Well, yes, the organization certainly needs a strategy, but then strategy isnt a one time creation or even an annual creation that doesnt need any revisiting. Strategy is closely tied with execution. It is through continuous operational decisions that strategy is enforced. If you are pursuing DMart’s value retail strategy, then there are set of interconnected operational choices and actions enabling that strategy – including buying real estate cheaply or locking in inexpensive real estate in high traffic areas and offering every day low prices that are driven through rapid settlement of outstandings with suppliers and extracting higher margins from them. These form their strategy but it needs thousands of decisions at every level of the org to be effective. Their buyers need to buy per this principle, the managers need to track that they are offering the lowest prices and so on. Strategy is the weighted average of a 1000 daily decisions.

Hence the best way for CEO to decide and enforce strategy is to set the values, and thereby priorities and leave the strategy to be determined and enforced by the team.

This excerpt from an article by Avery Pennarun, a startup founderis illuminating in this regard. 

…in a large organization, executives don’t set strategy. Not even the CEO sets strategy. Why? Because it’s an illusion to believe you can enforce a strategy…if the person at the top is trying to “set a strategy” by making operational decisions, those decisions will be based on insufficient facts, because there are simply far too many facts for one person. That means, if your decisions should be based on facts, you will make worse decisions than your subordinates. That’s scary.”

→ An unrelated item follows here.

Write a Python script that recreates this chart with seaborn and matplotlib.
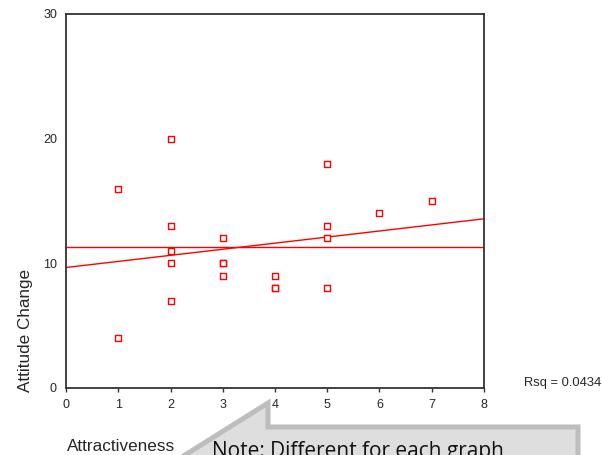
import numpy as np
import pandas as pd
import matplotlib
matplotlib.use("Agg")
import matplotlib.pyplot as plt
from matplotlib.patches import Polygon
import seaborn as sns

# Observations: attractiveness rating vs. attitude change
attractiveness = [1, 1, 2, 2, 2, 2, 2, 3, 3, 3, 3, 4, 4, 4, 5, 5, 5, 5, 6, 7]
attitude_change = [16, 4, 20, 13, 11, 10, 7, 12, 10, 10, 9, 9, 8, 8, 18, 13, 12, 8, 14, 15]
x_ticks = [0, 1, 2, 3, 4, 5, 6, 7, 8]
y_ticks = [0, 10, 20, 30]
note_text = "Note: Different for each graph"

df = pd.DataFrame({"Attractiveness": attractiveness, "Attitude Change": attitude_change})

sns.set_style("white")
plt.rcParams["font.family"] = ["Liberation Sans", "DejaVu Sans"]

W, H = 602, 455
fig = plt.figure(figsize=(W / 100, H / 100), dpi=100)
ax = fig.add_axes([66 / W, 1 - 388 / H, 418 / W, 374 / H])

ax.set_xlim(0, 8)
ax.set_ylim(0, 30)

red = "#ff0000"
sns.scatterplot(data=df, x="Attractiveness", y="Attitude Change", ax=ax,
                marker="s", s=13, facecolor="white", edgecolor=red,
                linewidth=1.0, zorder=3)
sns.regplot(data=df, x="Attractiveness", y="Attitude Change", ax=ax,
            scatter=False, ci=None, truncate=False,
            line_kws={"color": red, "lw": 1.0})
ax.axhline(np.mean(attitude_change), color=red, lw=1.0)

ax.set_xlim(0, 8)
ax.set_ylim(0, 30)
ax.set_xticks(x_ticks)
ax.set_yticks(y_ticks)
ax.tick_params(axis="x", length=3, width=1, color="#333333", direction="out",
               labelsize=9, pad=5, bottom=True)
ax.tick_params(axis="y", length=0, labelsize=9, pad=6.5)

for sp in ax.spines.values():
    sp.set_color("#333333")
    sp.set_linewidth(1.3)

ax.set_xlabel("Attractiveness", fontsize=12.3)
ax.xaxis.set_label_coords((121 - 66) / 418, (388 - 439) / 374)
ax.set_ylabel("Attitude Change", fontsize=12.3)
ax.yaxis.set_label_coords((33 - 66) / 418, (388 - 330) / 374)

# R-squared of the linear fit
r = np.corrcoef(attractiveness, attitude_change)[0, 1]
ax.text((524 - 66) / 418, (388 - 383) / 374, f"Rsq = {r**2:.4f}",
        transform=ax.transAxes, fontsize=9.3, va="center", ha="left")

# Callout arrow with note
def fp(x, y):
    return (x / W, 1 - y / H)

verts = [fp(268, 403), fp(268, 427), fp(578, 427), fp(578, 500),
         fp(230, 500), fp(185, 455)]
arrow = Polygon(verts, closed=True, transform=fig.transFigure,
                facecolor="#dedede", edgecolor="#bdbdbd", linewidth=3.6,
                joinstyle="miter", clip_on=False)
fig.patches.append(arrow)
fig.text(212 / W, 1 - 457 / H, note_text, fontsize=15,
         family=["Open Sans", "DejaVu Sans"], color="#111111",
         ha="left", va="baseline")

fig.savefig("out.png", dpi=100)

“What executives need to do is come up with organizational values that indirectly result in the strategy they want. That is, if your company makes widgets and one of your values is customer satisfaction, you will probably end up with better widgets of the right sort for your existing customers. If one of your values is to be environmentally friendly, your widget factories will probably pollute less but cost more. If one of your values is to make the tools that run faster and smoother, your employees will probably make less bloatware and you’ll probably hire different employees than if your values are to scale fast and capture the most customers in the shortest time.

The 3-and-a-halfth job

There is perhaps one additional item the CEO can take up apart from the above. The idea for that came from an interview of Swiggy cofounder & CEO Sriharsha Majety in The Ken. In the interview (screenshot below, TK = The Ken, SM = Sriharsha Majety), he talks about adopting one of the priorities that isn’t getting the attention it deserves, and focusing on it. Of course, I am not recommending that you spend 40-50% of your week on it like Harsha does here.

An adaptation of this for the CEO to take one item, typically one of the priorities or an enabler of that, and take it on fully and by that I mean work with the team driving this. If she is able to do this across 5-6 priorities or challenges through the year, then those 5-6 would have seen some movement and she would have gotten to know serveral colleagues in an expanding team as well. 

To sum up

First, focus on setting the company’s priorities – make sure you prioritize both values and opportunities / products – and make sure the same is clear across the org. Ensure that in your mails / memos, 1:1s and group meetings, you stress these priorities and clarify them. Push decision-making down the org, so that the people with the best data can make those decisions, and also gain greater ownership from making the decision. Next, take charge of building your org chart and hiring your A-team – meeting high quality candidates continuously should be a key part of your job. And then there is fundraising. The more you see fundraising – the persuasion and articulation of your startups’s proposition and competitive advantage, and the feedback you get – as a core part of your job, the more likely you are setting up the startup for long-term success. 

So there you go. Now, I would love to know your thoughts. Do you think I have missed something? As always feedback and criticism welcome, and I would love an opportunity to improve this piece.